# Exercise directions:
Starting with the first line of the listing, quote each line exactly until and including the one with "const dividerPos = 7;", leaving pictures out.

-- BEGIN --

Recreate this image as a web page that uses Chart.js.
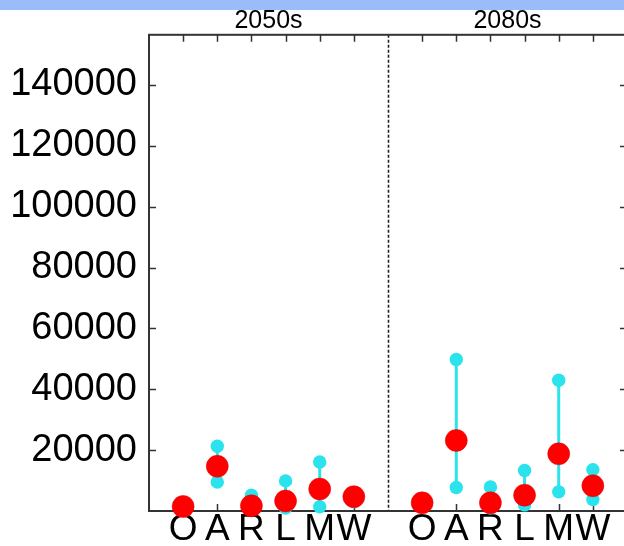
<!DOCTYPE html>
<html>
<head>
<meta charset="utf-8">
<script src="https://cdn.jsdelivr.net/npm/chart.js@4"></script>
<style>
  html, body { margin: 0; padding: 0; background: #fff; overflow: hidden; width: 624px; height: 546px; }
  #band { position: absolute; left: 0; top: 0; width: 624px; height: 10px; background: #9bbcfa; z-index: 2; }
  #wrap { position: absolute; left: 0; top: 0; width: 640px; height: 546px; }
</style>
</head>
<body>
<div id="band"></div>
<div id="wrap"><canvas id="chart" width="640" height="546"></canvas></div>
<script>
// category slots on the x axis (7 is the divider between periods)
const periods    = ["2050s", "2080s"];
const periodPos  = [3.5, 10.5];
const catLabels  = ["O", "A", "R", "L", "M", "W", "O", "A", "R", "L", "M", "W"];
const catPos     = [1, 2, 3, 4, 5, 6, 8, 9, 10, 11, 12, 13];
const dividerPos = 7;

// central estimate (red) and range (cyan)
const centre = [1500, 14700, 1700, 3300, 7200, 4700,   2700, 23200, 2700, 5200, 18800, 8300];
const lowVal = [1000,  9500,  800, 1000, 1400, 3000,   2000,  7700, 1000, 2000,  6300, 3800];
const highVal= [2000, 21300, 5200, 9900, 16100, 5900,  3000, 49800, 7900, 13300, 43000, 13600];

const yTicks = [20000, 40000, 60000, 80000, 100000, 120000, 140000];

const rangeData = [];
catPos.forEach((x, i) => {
  rangeData.push({ x: x, y: lowVal[i] });
  rangeData.push({ x: x, y: highVal[i] });
  rangeData.push({ x: x, y: null });
});

const frame = {
  id: "frame",
  beforeDatasetsDraw(chart) {
    const { ctx, chartArea: a, scales } = chart;
    ctx.save();
    ctx.strokeStyle = "#333";
    ctx.lineWidth = 1.5;
    ctx.beginPath();
    yTicks.forEach(v => {
      const y = Math.round(scales.y.getPixelForValue(v)) + 0.5;
      ctx.moveTo(a.left, y); ctx.lineTo(a.left + 7, y);
      ctx.moveTo(a.right, y); ctx.lineTo(a.right - 7, y);
    });
    catPos.forEach(v => {
      const x = Math.round(scales.x.getPixelForValue(v)) + 0.5;
      ctx.moveTo(x, a.top); ctx.lineTo(x, a.top + 7);
      ctx.moveTo(x, a.bottom); ctx.lineTo(x, a.bottom - 7);
    });
    ctx.stroke();

    // dashed divider between the two periods
    const dx = Math.round(scales.x.getPixelForValue(dividerPos)) + 0.5;
    ctx.setLineDash([3, 2]);
    ctx.strokeStyle = "#222";
    ctx.lineWidth = 1.6;
    ctx.beginPath();
    ctx.moveTo(dx, a.top); ctx.lineTo(dx, a.bottom);
    ctx.stroke();
    ctx.setLineDash([]);

    ctx.lineWidth = 2;
    ctx.strokeStyle = "#333";
    ctx.strokeRect(a.left, a.top, a.right - a.left, a.bottom - a.top);
    ctx.restore();
  }
};

new Chart(document.getElementById("chart"), {
  type: "scatter",
  data: {
    datasets: [
      {
        data: catPos.map((x, i) => ({ x: x, y: centre[i] })),
        backgroundColor: "#ff0000",
        borderColor: "#e80000",
        borderWidth: 0.5,
        pointRadius: 11,
        clip: false
      },
      {
        data: rangeData,
        showLine: true,
        spanGaps: false,
        borderColor: "#2ae3ec",
        borderWidth: 3,
        backgroundColor: "#2ae3ec",
        pointBorderWidth: 0,
        pointRadius: 6.7,
        clip: false
      }
    ]
  },
  options: {
    responsive: false,
    animation: false,
    layout: { padding: { left: 0, right: 13, top: 0, bottom: 0 } },
    plugins: { legend: { display: false }, tooltip: { enabled: false } },
    scales: {
      x: {
        type: "linear", position: "bottom", min: 0, max: 14,
        afterBuildTicks: s => { s.ticks = catPos.map(v => ({ value: v })); },
        afterFit: s => { s.height = 35; },
        grid: { display: false, drawTicks: false }, border: { display: false },
        ticks: {
          autoSkip: false, maxRotation: 0, padding: 0, color: "#000",
          font: { family: "Liberation Sans", size: 37, lineHeight: 1 },
          callback: (v, i) => catLabels[i]
        }
      },
      x2: {
        type: "linear", position: "top", min: 0, max: 14,
        afterBuildTicks: s => { s.ticks = periodPos.map(v => ({ value: v })); },
        afterFit: s => { s.height = 32; },
        grid: { display: false, drawTicks: false }, border: { display: false },
        ticks: {
          autoSkip: false, maxRotation: 0, padding: 1, color: "#000",
          font: { family: "Liberation Sans", size: 25, lineHeight: 1 },
          callback: (v, i) => periods[i]
        }
      },
      y: {
        min: 0, max: 156500,
        afterBuildTicks: s => { s.ticks = yTicks.map(v => ({ value: v })); },
        afterFit: s => { s.width = 149; },
        grid: { display: false, drawTicks: false }, border: { display: false },
        ticks: {
          padding: 12, color: "#000",
          font: { family: "Liberation Sans", size: 38 },
          callback: v => String(v)
        }
      }
    }
  },
  plugins: [frame]
});
</script>
</body>
</html>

-- END --

# Result for this exercise:
Recreate this image as a web page that uses Chart.js.
<!DOCTYPE html>
<html>
<head>
<meta charset="utf-8">
<script src="https://cdn.jsdelivr.net/npm/chart.js@4"></script>
<style>
  html, body { margin: 0; padding: 0; background: #fff; overflow: hidden; width: 624px; height: 546px; }
  #band { position: absolute; left: 0; top: 0; width: 624px; height: 10px; background: #9bbcfa; z-index: 2; }
  #wrap { position: absolute; left: 0; top: 0; width: 640px; height: 546px; }
</style>
</head>
<body>
<div id="band"></div>
<div id="wrap"><canvas id="chart" width="640" height="546"></canvas></div>
<script>
// category slots on the x axis (7 is the divider between periods)
const periods    = ["2050s", "2080s"];
const periodPos  = [3.5, 10.5];
const catLabels  = ["O", "A", "R", "L", "M", "W", "O", "A", "R", "L", "M", "W"];
const catPos     = [1, 2, 3, 4, 5, 6, 8, 9, 10, 11, 12, 13];
const dividerPos = 7;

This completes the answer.